Government U-turns on farm inheritance tax, raising threshold to £2.5m
Farm inheritance tax threshold raised to £2.5m after protests

In a significant policy reversal, the Government has announced it will substantially increase the inheritance tax relief threshold for farmers following months of fierce protest from the agricultural community.

A Major Concession After Farmer Anger

The Department for Environment, Food and Rural Affairs (Defra) confirmed on Tuesday 23 December 2025 that the threshold for Agriculture Property Relief (APR) and Business Property Relief (BPR) will be raised from the previously planned £1 million to £2.5 million per individual. This change, a direct response to widespread outcry, will take effect from 6 April 2026.

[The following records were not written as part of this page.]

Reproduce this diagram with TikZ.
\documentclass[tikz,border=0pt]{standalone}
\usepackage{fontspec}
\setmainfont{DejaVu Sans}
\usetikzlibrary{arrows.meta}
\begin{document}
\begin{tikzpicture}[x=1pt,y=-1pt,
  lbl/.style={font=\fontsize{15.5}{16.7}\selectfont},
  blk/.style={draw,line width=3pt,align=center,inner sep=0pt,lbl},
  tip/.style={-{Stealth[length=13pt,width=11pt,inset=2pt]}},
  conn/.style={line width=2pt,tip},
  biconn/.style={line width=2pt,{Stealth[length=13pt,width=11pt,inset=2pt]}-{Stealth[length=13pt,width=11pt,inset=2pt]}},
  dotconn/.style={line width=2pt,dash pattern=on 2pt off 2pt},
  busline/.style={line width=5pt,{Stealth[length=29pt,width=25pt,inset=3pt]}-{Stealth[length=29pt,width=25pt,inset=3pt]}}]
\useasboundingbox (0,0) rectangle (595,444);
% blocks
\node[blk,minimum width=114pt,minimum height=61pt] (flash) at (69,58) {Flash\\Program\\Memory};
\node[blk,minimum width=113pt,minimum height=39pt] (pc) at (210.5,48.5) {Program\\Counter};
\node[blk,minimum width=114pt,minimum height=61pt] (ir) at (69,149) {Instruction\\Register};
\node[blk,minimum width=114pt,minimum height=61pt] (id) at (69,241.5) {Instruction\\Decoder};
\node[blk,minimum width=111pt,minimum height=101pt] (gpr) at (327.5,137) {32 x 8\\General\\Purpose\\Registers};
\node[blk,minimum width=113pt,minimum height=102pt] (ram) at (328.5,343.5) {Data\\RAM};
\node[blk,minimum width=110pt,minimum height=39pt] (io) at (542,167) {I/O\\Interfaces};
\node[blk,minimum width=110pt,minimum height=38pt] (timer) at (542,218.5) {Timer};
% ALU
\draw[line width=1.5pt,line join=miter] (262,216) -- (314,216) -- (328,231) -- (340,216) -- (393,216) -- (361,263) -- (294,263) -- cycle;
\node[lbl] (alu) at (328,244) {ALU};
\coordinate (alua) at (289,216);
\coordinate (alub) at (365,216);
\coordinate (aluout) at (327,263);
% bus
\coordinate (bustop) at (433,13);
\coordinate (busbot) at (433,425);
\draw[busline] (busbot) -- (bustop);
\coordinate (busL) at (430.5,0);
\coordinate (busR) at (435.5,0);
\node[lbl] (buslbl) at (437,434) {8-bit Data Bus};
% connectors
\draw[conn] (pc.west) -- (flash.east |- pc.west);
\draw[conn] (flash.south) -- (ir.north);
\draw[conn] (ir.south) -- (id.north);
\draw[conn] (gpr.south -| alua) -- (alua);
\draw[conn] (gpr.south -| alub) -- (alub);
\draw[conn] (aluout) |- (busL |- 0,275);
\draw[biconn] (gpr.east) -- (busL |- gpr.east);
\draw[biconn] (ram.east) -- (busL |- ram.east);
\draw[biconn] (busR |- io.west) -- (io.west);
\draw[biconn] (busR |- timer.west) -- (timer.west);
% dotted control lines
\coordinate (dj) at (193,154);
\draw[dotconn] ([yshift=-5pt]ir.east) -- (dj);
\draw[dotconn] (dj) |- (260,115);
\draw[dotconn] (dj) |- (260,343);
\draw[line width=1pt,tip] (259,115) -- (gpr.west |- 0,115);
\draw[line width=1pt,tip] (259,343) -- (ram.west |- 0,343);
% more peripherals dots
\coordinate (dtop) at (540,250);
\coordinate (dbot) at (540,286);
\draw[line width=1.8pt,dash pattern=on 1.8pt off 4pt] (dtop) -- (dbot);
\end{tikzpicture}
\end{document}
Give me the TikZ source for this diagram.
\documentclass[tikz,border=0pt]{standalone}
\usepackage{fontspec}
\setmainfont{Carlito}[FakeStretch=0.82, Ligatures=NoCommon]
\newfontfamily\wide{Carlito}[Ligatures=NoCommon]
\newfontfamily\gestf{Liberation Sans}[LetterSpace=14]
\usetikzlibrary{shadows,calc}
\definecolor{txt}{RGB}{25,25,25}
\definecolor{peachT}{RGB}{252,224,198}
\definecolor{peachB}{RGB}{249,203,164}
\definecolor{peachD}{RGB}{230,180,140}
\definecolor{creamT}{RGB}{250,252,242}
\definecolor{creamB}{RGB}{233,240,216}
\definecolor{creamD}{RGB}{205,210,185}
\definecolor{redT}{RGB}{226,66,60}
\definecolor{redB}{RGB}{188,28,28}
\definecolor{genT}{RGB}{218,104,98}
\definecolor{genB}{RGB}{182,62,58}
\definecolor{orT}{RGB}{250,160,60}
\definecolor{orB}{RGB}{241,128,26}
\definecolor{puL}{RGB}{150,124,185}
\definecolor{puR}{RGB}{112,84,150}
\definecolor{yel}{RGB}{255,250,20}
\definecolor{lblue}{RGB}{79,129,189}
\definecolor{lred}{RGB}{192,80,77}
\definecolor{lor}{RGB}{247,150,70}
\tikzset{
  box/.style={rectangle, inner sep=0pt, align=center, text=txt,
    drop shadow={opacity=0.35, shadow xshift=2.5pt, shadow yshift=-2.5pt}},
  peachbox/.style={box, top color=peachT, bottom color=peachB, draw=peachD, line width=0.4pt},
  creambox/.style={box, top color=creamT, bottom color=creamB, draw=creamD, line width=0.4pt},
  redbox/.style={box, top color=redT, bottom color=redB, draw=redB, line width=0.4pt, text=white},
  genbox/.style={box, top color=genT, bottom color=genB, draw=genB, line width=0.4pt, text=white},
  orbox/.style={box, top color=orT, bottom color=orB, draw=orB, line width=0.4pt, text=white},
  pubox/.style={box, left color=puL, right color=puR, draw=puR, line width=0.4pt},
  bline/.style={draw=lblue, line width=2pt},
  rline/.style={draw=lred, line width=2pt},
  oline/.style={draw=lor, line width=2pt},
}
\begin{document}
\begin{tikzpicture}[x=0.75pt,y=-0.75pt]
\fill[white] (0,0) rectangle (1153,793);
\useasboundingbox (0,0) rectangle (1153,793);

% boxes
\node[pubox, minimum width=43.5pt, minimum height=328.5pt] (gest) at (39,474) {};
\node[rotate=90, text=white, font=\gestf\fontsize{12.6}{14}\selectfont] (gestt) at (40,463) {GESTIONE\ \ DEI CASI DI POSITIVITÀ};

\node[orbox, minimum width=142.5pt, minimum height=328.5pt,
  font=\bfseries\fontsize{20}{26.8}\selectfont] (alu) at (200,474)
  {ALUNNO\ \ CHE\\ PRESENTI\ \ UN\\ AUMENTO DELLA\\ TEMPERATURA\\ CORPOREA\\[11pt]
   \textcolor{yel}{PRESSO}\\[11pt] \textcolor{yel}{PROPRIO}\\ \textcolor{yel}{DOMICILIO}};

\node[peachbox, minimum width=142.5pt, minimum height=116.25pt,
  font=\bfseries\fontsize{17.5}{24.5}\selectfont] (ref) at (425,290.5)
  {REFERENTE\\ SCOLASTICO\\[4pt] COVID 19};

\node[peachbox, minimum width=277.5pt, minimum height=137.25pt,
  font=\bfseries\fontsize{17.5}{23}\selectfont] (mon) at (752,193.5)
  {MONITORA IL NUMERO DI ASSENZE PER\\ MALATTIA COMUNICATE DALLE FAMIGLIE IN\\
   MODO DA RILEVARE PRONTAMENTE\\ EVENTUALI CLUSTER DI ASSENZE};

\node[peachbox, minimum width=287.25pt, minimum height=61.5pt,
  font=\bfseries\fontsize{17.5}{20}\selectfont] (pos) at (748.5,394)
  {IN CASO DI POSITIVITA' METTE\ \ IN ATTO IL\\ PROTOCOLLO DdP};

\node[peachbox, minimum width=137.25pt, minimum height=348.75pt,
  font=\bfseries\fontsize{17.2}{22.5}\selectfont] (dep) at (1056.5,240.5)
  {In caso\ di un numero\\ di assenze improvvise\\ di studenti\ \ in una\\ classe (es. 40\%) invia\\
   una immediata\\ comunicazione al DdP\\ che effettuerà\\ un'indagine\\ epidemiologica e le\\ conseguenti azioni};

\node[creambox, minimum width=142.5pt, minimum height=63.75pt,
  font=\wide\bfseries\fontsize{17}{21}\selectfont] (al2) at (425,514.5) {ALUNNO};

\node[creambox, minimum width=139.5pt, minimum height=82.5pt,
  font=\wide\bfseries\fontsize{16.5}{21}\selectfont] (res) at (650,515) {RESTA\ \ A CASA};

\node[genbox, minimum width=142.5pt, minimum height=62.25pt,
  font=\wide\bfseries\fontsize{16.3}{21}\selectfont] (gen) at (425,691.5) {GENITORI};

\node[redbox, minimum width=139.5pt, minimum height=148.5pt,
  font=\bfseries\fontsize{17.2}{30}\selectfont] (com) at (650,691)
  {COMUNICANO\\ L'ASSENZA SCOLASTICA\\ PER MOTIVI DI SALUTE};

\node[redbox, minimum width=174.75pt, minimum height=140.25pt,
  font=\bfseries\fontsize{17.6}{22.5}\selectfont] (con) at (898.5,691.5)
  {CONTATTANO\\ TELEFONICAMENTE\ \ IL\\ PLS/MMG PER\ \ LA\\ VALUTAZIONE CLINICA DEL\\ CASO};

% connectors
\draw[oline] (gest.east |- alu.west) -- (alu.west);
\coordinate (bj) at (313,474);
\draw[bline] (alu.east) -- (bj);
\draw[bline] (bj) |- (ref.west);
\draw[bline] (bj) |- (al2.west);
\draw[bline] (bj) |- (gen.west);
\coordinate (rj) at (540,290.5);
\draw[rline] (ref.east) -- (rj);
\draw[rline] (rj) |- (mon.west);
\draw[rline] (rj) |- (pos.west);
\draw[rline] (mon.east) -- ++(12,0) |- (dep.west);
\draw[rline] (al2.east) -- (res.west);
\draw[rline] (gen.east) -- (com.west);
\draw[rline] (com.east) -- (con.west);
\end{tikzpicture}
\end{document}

The original proposal, unveiled in Labour's first Budget last year, would have restricted full 100% relief to the first £1 million of agricultural and business property passed on. This sparked consternation, leading to tractor protests outside Parliament and criticism from Labour MPs representing rural constituencies.

Environment Secretary Emma Reynolds stated the Government had "listened closely to farmers" and was making changes to "protect more ordinary family farms." She emphasised that couples could now pass on estates worth up to £5 million tax-free, while larger estates would "contribute more."

Reduced Burden But Continued Criticism

Under the revised plans, spouses or civil partners can pass on up to £5 million in qualifying assets between them before facing inheritance tax. For values above that, farmers will receive 50% relief on qualifying assets, leading to a reduced effective tax rate of up to 20%, rather than the standard 40%.

The Government estimates this climbdown will reduce the number of estates facing higher tax from around 2,000 to roughly 1,100, impacting only the largest farm businesses. Prior to Labour's initial proposal, farmers enjoyed full relief on agricultural and business assets passed to the next generation.

The severity of the reaction was highlighted by Baroness Minette Batters, the former National Farmers' Union (NFU) president who led a government review. She warned the original plans had led some farmers to contemplate suicide to avoid the tax changes.

Political Fallout and Industry Response

The policy shift represents another U-turn for Prime Minister Sir Keir Starmer's government, following reversals on winter fuel payments and welfare reforms. While Sir Keir had previously defended the tax as a "sensible reform," the political pressure proved overwhelming.

NFU president Tom Bradshaw welcomed the announcement as a "huge relief to many," stating it would greatly reduce the tax burden for family farms. He thanked the government for listening after what he called a "pernicious and cruel" initial proposal.

However, opposition parties argued the change does not go far enough. Tory leader Kemi Badenoch labelled it a "huge U-turn" on "cruel, immoral" plans. Liberal Democrat Tim Farron and Reform UK's Richard Tice both called for the tax to be scrapped entirely, arguing many family farms would still face crippling bills.

The internal Labour rift was also exposed, with Penrith and Solway MP Markus Campbell-Savours having lost the party whip earlier in December for voting against the original finance bill.